Symptômes caractéristiques de la tache amère sur des pommes
Figure 1. Symptômes caractéristiques de la tache amère sur des pommes

Exploitation du verger

Les pratiques culturales des vergers dont les antécédents révèlent une affection par la tache amère doivent être modifiées pour que soit réduite au minimum l’incidence de ce problème. Les facteurs suivants devraient être considérés :

Facteurs nutritionnels

  • La nutrition calcique (Ca) est directement en cause dans le développement de la tache amère; il en sera question en détail un peu plus loin dans cette fiche. Les autres éléments nutritifs interagissent avec le calcium à l’intérieur du fruit. Tout déséquilibre entre les différents éléments nutritifs peut accroître la sévérité de la tache amère.

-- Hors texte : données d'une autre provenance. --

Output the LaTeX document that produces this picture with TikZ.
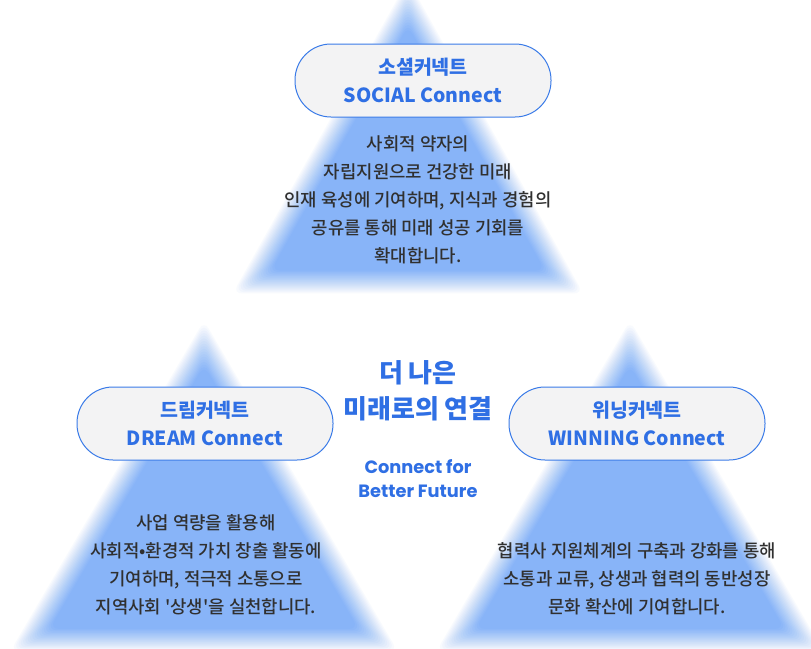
\documentclass[tikz,border=0pt]{standalone}
\usepackage{fontspec}
\setmainfont{Noto Sans CJK KR}
\newfontfamily\medfont{Noto Sans CJK KR Medium}
\newfontfamily\popfont{Poppins}
\definecolor{triBlue}{HTML}{88B4F8}
\definecolor{brandBlue}{HTML}{2F6FE4}
\definecolor{pillLine}{HTML}{3A7BE8}
\definecolor{pillFill}{HTML}{F3F3F4}
\definecolor{bodyText}{HTML}{303030}
% soft (blurred) triangle: apex x, apex y, half base width, height, inradius
\newcommand\softtri[5]{%
  \foreach \i in {1,...,18}{%
    \pgfmathsetmacro\s{1+(9.5-\i)*1.3/#5}%
    \pgfmathsetmacro\op{1/(19-\i)}%
    \begin{scope}[shift={(#1,#2+2*#4/3)}, scale=\s]
      \fill[triBlue, fill opacity=\op, rounded corners=9pt]
        (0,-2*#4/3) -- (#3,#4/3) -- (-#3,#4/3) -- cycle;
    \end{scope}}}
\tikzset{
  pill/.style={draw=pillLine, line width=1pt, fill=pillFill, rounded corners=36pt,
    minimum width=256pt, minimum height=73pt, align=center, text=brandBlue,
    font=\fontsize{19.5}{28}\selectfont\bfseries},
  bodytxt/.style={align=center, text=bodyText, font=\medfont\fontsize{17.8}{28}\selectfont},
  headtxt/.style={align=center, text=brandBlue, font=\fontsize{26}{36}\selectfont\bfseries},
  subtxt/.style={align=center, text=brandBlue, font=\popfont\bfseries\fontsize{17.8}{24}\selectfont}
}
\begin{document}
\begin{tikzpicture}[x=1pt,y=-1pt]
\useasboundingbox (0,0) rectangle (811,648);
\fill[white] (0,0) rectangle (811,648);
% triangles
\softtri{408}{3}{156}{279}{90}
\softtri{204}{343}{174}{297}{98}
\softtri{630}{343}{174}{297}{98}
% pills
\node[pill] (social) at (423,80.5) {소셜커넥트\\SOCIAL Connect};
\node[pill] (dream) at (205,423.5) {드림커넥트\\DREAM Connect};
\node[pill] (winning) at (637,423.5) {위닝커넥트\\WINNING Connect};
% body texts
\node[bodytxt] (socialtxt) at (418,199.5) {사회적 약자의\\자립지원으로 건강한 미래\\인재 육성에 기여하며, 지식과 경험의\\공유를 통해 미래 성공 기회를\\확대합니다.};
\node[bodytxt] (dreamtxt) at (206,565) {사업 역량을 활용해\\사회적•환경적 가치 창출 활동에\\기여하며, 적극적 소통으로\\지역사회 \textquotesingle 상생\textquotesingle 을 실천합니다.};
\node[bodytxt] (winningtxt) at (637,579) {협력사 지원체계의 구축과 강화를 통해\\소통과 교류, 상생과 협력의 동반성장\\문화 확산에 기여합니다.};
% centre
\node[headtxt] (head) at (418,391) {더 나은\\미래로의 연결};
\node[subtxt] (sub) at (418,479) {Connect for\\Better Future};
\end{tikzpicture}
\end{document}
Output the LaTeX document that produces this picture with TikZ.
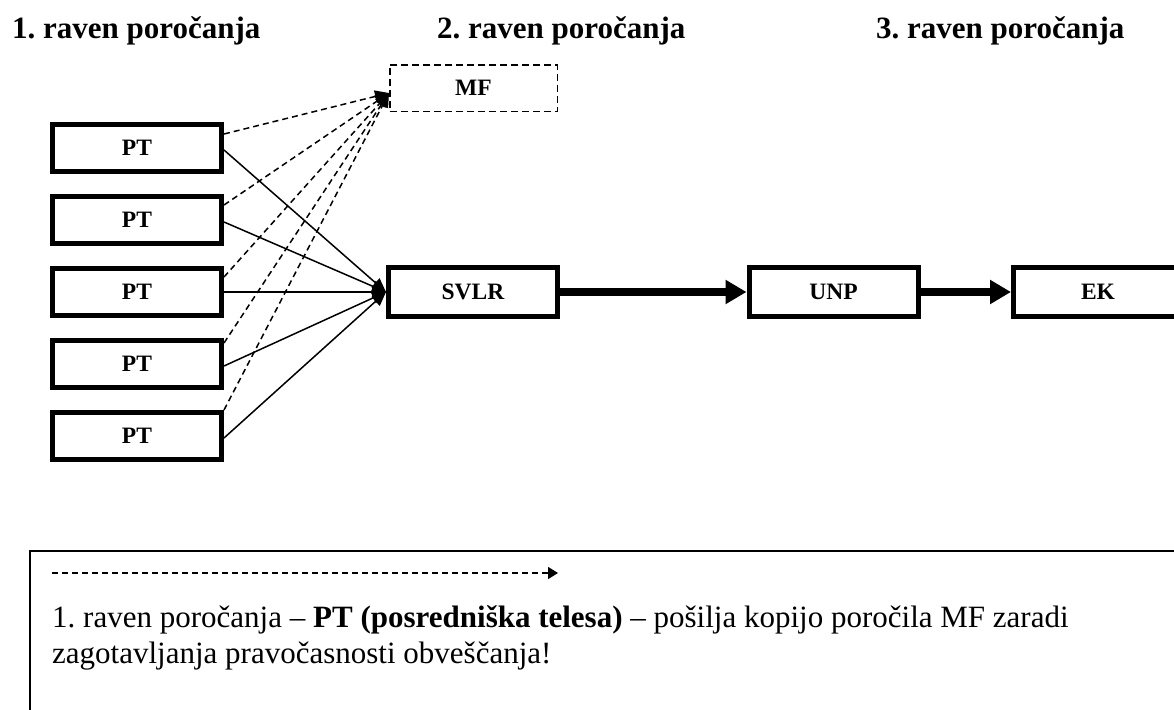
\documentclass[tikz,border=0pt]{standalone}
\usepackage{fontspec}
\setmainfont{Liberation Serif}
\usetikzlibrary{arrows.meta}
\frenchspacing
\tikzset{
  ptbox/.style={draw, line width=5pt, minimum width=169pt, minimum height=47pt, inner sep=0pt, font=\bfseries\fontsize{23.5}{28}\selectfont},
  bigbox/.style={ptbox, minimum height=49pt},
  mfbox/.style={draw, dashed, dash pattern=on 7pt off 4pt, line width=1.5pt, minimum width=167.5pt, minimum height=46.5pt, inner sep=0pt, font=\bfseries\fontsize{23.5}{28}\selectfont},
  thin/.style={line width=1.5pt, -{Triangle[length=14pt,width=12pt]}},
  thindash/.style={thin, dash pattern=on 6pt off 4pt},
  thick/.style={line width=8pt, -{Triangle[length=21pt,width=23pt]}},
  head/.style={anchor=base west, inner sep=0pt, font=\bfseries\fontsize{31}{36}\selectfont},
  legtext/.style={anchor=base west, inner sep=0pt, font=\fontsize{31}{36}\selectfont}
}
\begin{document}
\begin{tikzpicture}[x=1pt, y=-1pt]
\useasboundingbox (0,0) rectangle (1174,709);
\clip (0,0) rectangle (1174,709);
% headers
\node[head] (h1) at (12,38) {1. raven poročanja};
\node[head] (h2) at (437,38) {2. raven poročanja};
\node[head] (h3) at (876,38) {3. raven poročanja};
% boxes
\node[ptbox] (pt1) at (137,148) {PT};
\node[ptbox] (pt2) at (137,220) {PT};
\node[ptbox] (pt3) at (137,292) {PT};
\node[ptbox] (pt4) at (137,364) {PT};
\node[ptbox] (pt5) at (137,436) {PT};
\node[mfbox] (mf) at (473.5,88) {MF};
\node[bigbox] (svlr) at (473,292) {SVLR};
\node[bigbox] (unp) at (833.5,292) {UNP};
\node[bigbox] (ek) at (1098,292) {EK};
% dashed arrows to MF
\draw[thindash] ([yshift=14pt]pt1.east) -- ([yshift=-5pt]mf.west);
\draw[thindash] ([yshift=15pt]pt2.east) -- ([yshift=-5pt]mf.west);
\draw[thindash] ([yshift=15pt]pt3.east) -- ([yshift=-5pt]mf.west);
\draw[thindash] ([yshift=21pt]pt4.east) -- ([yshift=-5pt]mf.west);
\draw[thindash] ([yshift=26pt]pt5.east) -- ([yshift=-5pt]mf.west);
% solid arrows to SVLR
\draw[thin] ([yshift=-2pt]pt1.east) -- (svlr.west);
\draw[thin] ([yshift=-2pt]pt2.east) -- (svlr.west);
\draw[thin] (pt3.east) -- (svlr.west);
\draw[thin] ([yshift=-2pt]pt4.east) -- (svlr.west);
\draw[thin] ([yshift=-2pt]pt5.east) -- (svlr.west);
% thick arrows
\draw[thick] (svlr.east) -- (unp.west);
\draw[thick] (unp.east) -- (ek.west);
% legend
\draw[line width=2pt] (1190,551) -- (30,551) -- (30,720);
\coordinate (la) at (52,573);
\coordinate (lb) at (558,573);
\draw[line width=1.5pt, dash pattern=on 6pt off 4pt, -{Triangle[length=10pt,width=12pt]}] (la) -- (lb);
\node[legtext] (l1) at (52,627) {1. raven poročanja – \textbf{PT (posredniška telesa)} – pošilja kopijo poročila MF zaradi};
\node[legtext] (l2) at (52,663) {zagotavljanja pravočasnosti obveščanja!};
\end{tikzpicture}
\end{document}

Par exemple, un excès d’azote (N) pousse les fruits à atteindre un fort calibre, forçant ainsi la dilution du calcium à l’intérieur du fruit et aggravant le problème de tache amère. Il faut appliquer la fertilisation azotée en fonction des résultats de l’analyse foliaire. Les excès d’azote se manifestent également par une croissance excessive de l’arbre et du feuillage, et par l’assombrissement des feuilles. Si les concentrations d’azote sont élevées, il faut réduire les doses d’azote et, dans les cas extrêmes, contremander tout traitement azoté. Pulvériser l’engrais azoté le plus tôt possible au printemps car les recherches ont montré que les applications d’azote effectuées après la mi-avril augmentent l’incidence de tache amère.

Des doses excessives d’engrais potassiques (K) peuvent également faire diminuer la teneur en calcium dans le fruit, en particulier lorsque la concentration de calcium est déjà faible. Épandre les engrais potassiques seulement quand les analyses foliaires indiquent un besoin de cet élément.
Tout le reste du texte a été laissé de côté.